→ Dataset content:
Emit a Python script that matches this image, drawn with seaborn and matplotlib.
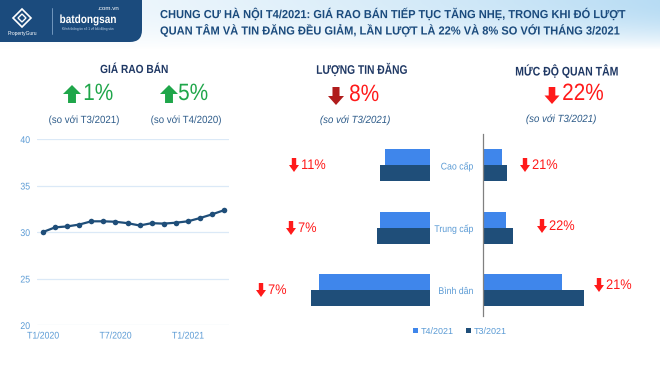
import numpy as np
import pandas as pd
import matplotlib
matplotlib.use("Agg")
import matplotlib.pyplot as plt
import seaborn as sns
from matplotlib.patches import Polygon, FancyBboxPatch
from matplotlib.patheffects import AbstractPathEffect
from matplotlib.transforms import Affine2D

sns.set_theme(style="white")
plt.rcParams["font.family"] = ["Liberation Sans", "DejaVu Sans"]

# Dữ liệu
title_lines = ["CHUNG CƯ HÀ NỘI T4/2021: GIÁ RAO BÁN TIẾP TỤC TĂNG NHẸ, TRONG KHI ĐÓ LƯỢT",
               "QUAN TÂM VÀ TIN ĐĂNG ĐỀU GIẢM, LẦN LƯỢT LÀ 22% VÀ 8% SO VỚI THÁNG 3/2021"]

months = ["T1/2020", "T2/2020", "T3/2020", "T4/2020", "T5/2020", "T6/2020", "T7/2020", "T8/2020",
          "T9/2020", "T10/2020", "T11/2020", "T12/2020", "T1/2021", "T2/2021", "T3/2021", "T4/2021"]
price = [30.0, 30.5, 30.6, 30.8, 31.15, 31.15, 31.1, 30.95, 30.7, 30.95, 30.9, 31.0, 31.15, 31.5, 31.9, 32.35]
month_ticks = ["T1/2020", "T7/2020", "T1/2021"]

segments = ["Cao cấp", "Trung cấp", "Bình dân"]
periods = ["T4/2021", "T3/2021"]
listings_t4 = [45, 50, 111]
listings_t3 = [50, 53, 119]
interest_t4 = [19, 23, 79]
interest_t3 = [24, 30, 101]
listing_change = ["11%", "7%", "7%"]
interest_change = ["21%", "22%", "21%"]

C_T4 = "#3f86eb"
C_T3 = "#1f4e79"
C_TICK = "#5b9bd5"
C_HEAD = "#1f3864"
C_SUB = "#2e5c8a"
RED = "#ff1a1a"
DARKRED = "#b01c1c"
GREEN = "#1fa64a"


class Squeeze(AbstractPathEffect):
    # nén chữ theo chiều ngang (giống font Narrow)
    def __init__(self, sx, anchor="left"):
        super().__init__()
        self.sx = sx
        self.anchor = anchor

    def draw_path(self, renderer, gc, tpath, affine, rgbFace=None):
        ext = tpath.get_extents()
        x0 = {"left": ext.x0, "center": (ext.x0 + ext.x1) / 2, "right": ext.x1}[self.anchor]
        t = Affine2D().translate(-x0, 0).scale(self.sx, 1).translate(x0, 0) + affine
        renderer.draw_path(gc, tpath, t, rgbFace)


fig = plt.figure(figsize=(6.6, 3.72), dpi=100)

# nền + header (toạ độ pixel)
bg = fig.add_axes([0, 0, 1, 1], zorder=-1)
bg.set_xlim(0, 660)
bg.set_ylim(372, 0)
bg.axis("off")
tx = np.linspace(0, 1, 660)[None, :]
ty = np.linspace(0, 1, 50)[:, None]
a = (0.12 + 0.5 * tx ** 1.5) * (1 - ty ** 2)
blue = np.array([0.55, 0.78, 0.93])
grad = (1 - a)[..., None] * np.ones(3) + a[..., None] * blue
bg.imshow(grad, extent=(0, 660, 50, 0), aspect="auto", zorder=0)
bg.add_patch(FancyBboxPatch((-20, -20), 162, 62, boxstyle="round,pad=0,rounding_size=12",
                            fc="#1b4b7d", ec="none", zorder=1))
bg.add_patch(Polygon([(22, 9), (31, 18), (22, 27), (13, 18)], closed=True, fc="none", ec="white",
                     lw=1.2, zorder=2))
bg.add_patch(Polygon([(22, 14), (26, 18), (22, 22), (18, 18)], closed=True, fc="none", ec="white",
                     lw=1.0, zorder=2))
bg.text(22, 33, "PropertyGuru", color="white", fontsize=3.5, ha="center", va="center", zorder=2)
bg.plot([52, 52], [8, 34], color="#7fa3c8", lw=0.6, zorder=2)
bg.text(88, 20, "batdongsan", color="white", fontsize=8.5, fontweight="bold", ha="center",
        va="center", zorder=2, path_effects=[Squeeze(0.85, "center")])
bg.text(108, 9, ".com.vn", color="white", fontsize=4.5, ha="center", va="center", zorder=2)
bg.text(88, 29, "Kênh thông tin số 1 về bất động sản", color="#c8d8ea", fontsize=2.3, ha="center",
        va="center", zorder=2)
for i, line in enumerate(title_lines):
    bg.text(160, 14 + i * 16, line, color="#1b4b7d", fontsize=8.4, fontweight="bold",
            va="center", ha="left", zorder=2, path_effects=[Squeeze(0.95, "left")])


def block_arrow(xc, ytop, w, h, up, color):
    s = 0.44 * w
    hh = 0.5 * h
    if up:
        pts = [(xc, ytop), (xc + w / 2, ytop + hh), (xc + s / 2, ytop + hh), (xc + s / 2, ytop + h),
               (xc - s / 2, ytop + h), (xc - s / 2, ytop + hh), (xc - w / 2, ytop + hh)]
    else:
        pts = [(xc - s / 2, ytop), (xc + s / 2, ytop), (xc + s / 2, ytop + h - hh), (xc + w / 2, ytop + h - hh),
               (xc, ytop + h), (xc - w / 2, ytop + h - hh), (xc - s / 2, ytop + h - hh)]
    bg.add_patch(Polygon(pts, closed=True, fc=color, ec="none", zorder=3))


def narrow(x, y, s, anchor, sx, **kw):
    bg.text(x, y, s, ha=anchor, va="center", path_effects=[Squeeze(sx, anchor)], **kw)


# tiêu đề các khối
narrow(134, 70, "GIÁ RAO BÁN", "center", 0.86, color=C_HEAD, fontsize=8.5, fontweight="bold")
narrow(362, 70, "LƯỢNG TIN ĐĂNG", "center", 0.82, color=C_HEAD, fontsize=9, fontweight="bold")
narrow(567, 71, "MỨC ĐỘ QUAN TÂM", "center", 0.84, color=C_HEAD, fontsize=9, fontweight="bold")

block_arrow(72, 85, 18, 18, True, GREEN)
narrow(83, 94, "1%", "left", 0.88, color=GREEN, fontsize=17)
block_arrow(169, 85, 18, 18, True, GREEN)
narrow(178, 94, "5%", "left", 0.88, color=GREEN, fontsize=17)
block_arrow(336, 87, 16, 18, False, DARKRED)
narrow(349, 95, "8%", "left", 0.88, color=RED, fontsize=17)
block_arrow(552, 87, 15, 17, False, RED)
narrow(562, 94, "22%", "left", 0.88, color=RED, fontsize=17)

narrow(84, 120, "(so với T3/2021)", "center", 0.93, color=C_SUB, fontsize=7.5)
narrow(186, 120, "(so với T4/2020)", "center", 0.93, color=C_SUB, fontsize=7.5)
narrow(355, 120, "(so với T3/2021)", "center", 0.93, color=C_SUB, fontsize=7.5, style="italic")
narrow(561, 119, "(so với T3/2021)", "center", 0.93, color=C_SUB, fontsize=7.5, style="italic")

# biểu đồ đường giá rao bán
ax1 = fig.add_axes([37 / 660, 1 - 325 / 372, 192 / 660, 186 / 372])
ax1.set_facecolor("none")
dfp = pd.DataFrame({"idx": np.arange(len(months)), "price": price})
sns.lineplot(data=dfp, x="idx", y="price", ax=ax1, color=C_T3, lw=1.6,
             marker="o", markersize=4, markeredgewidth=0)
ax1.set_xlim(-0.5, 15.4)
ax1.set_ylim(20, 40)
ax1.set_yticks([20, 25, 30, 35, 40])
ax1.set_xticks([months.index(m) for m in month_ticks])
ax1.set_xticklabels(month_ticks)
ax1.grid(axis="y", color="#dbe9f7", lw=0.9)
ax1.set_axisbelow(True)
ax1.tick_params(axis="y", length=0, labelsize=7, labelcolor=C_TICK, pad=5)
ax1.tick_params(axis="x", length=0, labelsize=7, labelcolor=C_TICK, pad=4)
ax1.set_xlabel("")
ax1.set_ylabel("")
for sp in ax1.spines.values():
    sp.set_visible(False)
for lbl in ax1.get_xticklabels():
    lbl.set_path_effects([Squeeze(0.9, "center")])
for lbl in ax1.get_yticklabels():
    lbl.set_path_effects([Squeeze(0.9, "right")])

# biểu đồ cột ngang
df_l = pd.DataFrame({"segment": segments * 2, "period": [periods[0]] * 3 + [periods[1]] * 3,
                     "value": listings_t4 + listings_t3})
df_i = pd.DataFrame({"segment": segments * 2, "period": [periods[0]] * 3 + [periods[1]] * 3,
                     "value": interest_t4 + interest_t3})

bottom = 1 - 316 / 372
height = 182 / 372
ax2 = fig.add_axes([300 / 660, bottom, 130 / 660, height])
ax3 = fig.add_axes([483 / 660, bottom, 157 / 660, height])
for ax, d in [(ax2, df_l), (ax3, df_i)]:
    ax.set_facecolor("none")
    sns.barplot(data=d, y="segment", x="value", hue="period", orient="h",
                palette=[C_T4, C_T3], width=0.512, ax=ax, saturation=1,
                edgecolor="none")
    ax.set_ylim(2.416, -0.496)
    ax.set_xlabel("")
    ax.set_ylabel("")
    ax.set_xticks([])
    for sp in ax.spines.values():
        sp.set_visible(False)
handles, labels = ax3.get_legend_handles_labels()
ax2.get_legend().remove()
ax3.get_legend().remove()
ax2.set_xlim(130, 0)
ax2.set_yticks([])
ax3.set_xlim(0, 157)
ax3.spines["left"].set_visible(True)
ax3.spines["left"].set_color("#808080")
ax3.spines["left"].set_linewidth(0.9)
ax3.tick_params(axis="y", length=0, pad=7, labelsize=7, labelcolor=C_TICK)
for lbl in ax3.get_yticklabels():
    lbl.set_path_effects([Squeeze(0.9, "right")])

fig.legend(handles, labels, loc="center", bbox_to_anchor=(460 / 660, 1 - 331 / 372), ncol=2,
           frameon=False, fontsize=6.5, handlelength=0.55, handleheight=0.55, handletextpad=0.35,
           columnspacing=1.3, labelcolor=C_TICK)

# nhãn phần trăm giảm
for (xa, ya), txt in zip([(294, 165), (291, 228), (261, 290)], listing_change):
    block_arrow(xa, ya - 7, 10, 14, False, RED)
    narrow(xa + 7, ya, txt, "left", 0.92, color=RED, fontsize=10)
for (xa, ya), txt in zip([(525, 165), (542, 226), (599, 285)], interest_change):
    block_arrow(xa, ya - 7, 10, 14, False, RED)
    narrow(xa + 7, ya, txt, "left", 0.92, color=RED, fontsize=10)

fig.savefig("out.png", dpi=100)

→ What is expected:
Please repeat exactly the data above from its first line to the line that contains "self.anchor = anchor", inclusive, and leave every picture out.

→ Written answer:
Emit a Python script that matches this image, drawn with seaborn and matplotlib.
import numpy as np
import pandas as pd
import matplotlib
matplotlib.use("Agg")
import matplotlib.pyplot as plt
import seaborn as sns
from matplotlib.patches import Polygon, FancyBboxPatch
from matplotlib.patheffects import AbstractPathEffect
from matplotlib.transforms import Affine2D

sns.set_theme(style="white")
plt.rcParams["font.family"] = ["Liberation Sans", "DejaVu Sans"]

# Dữ liệu
title_lines = ["CHUNG CƯ HÀ NỘI T4/2021: GIÁ RAO BÁN TIẾP TỤC TĂNG NHẸ, TRONG KHI ĐÓ LƯỢT",
               "QUAN TÂM VÀ TIN ĐĂNG ĐỀU GIẢM, LẦN LƯỢT LÀ 22% VÀ 8% SO VỚI THÁNG 3/2021"]

months = ["T1/2020", "T2/2020", "T3/2020", "T4/2020", "T5/2020", "T6/2020", "T7/2020", "T8/2020",
          "T9/2020", "T10/2020", "T11/2020", "T12/2020", "T1/2021", "T2/2021", "T3/2021", "T4/2021"]
price = [30.0, 30.5, 30.6, 30.8, 31.15, 31.15, 31.1, 30.95, 30.7, 30.95, 30.9, 31.0, 31.15, 31.5, 31.9, 32.35]
month_ticks = ["T1/2020", "T7/2020", "T1/2021"]

segments = ["Cao cấp", "Trung cấp", "Bình dân"]
periods = ["T4/2021", "T3/2021"]
listings_t4 = [45, 50, 111]
listings_t3 = [50, 53, 119]
interest_t4 = [19, 23, 79]
interest_t3 = [24, 30, 101]
listing_change = ["11%", "7%", "7%"]
interest_change = ["21%", "22%", "21%"]

C_T4 = "#3f86eb"
C_T3 = "#1f4e79"
C_TICK = "#5b9bd5"
C_HEAD = "#1f3864"
C_SUB = "#2e5c8a"
RED = "#ff1a1a"
DARKRED = "#b01c1c"
GREEN = "#1fa64a"


class Squeeze(AbstractPathEffect):
    # nén chữ theo chiều ngang (giống font Narrow)
    def __init__(self, sx, anchor="left"):
        super().__init__()
        self.sx = sx
        self.anchor = anchor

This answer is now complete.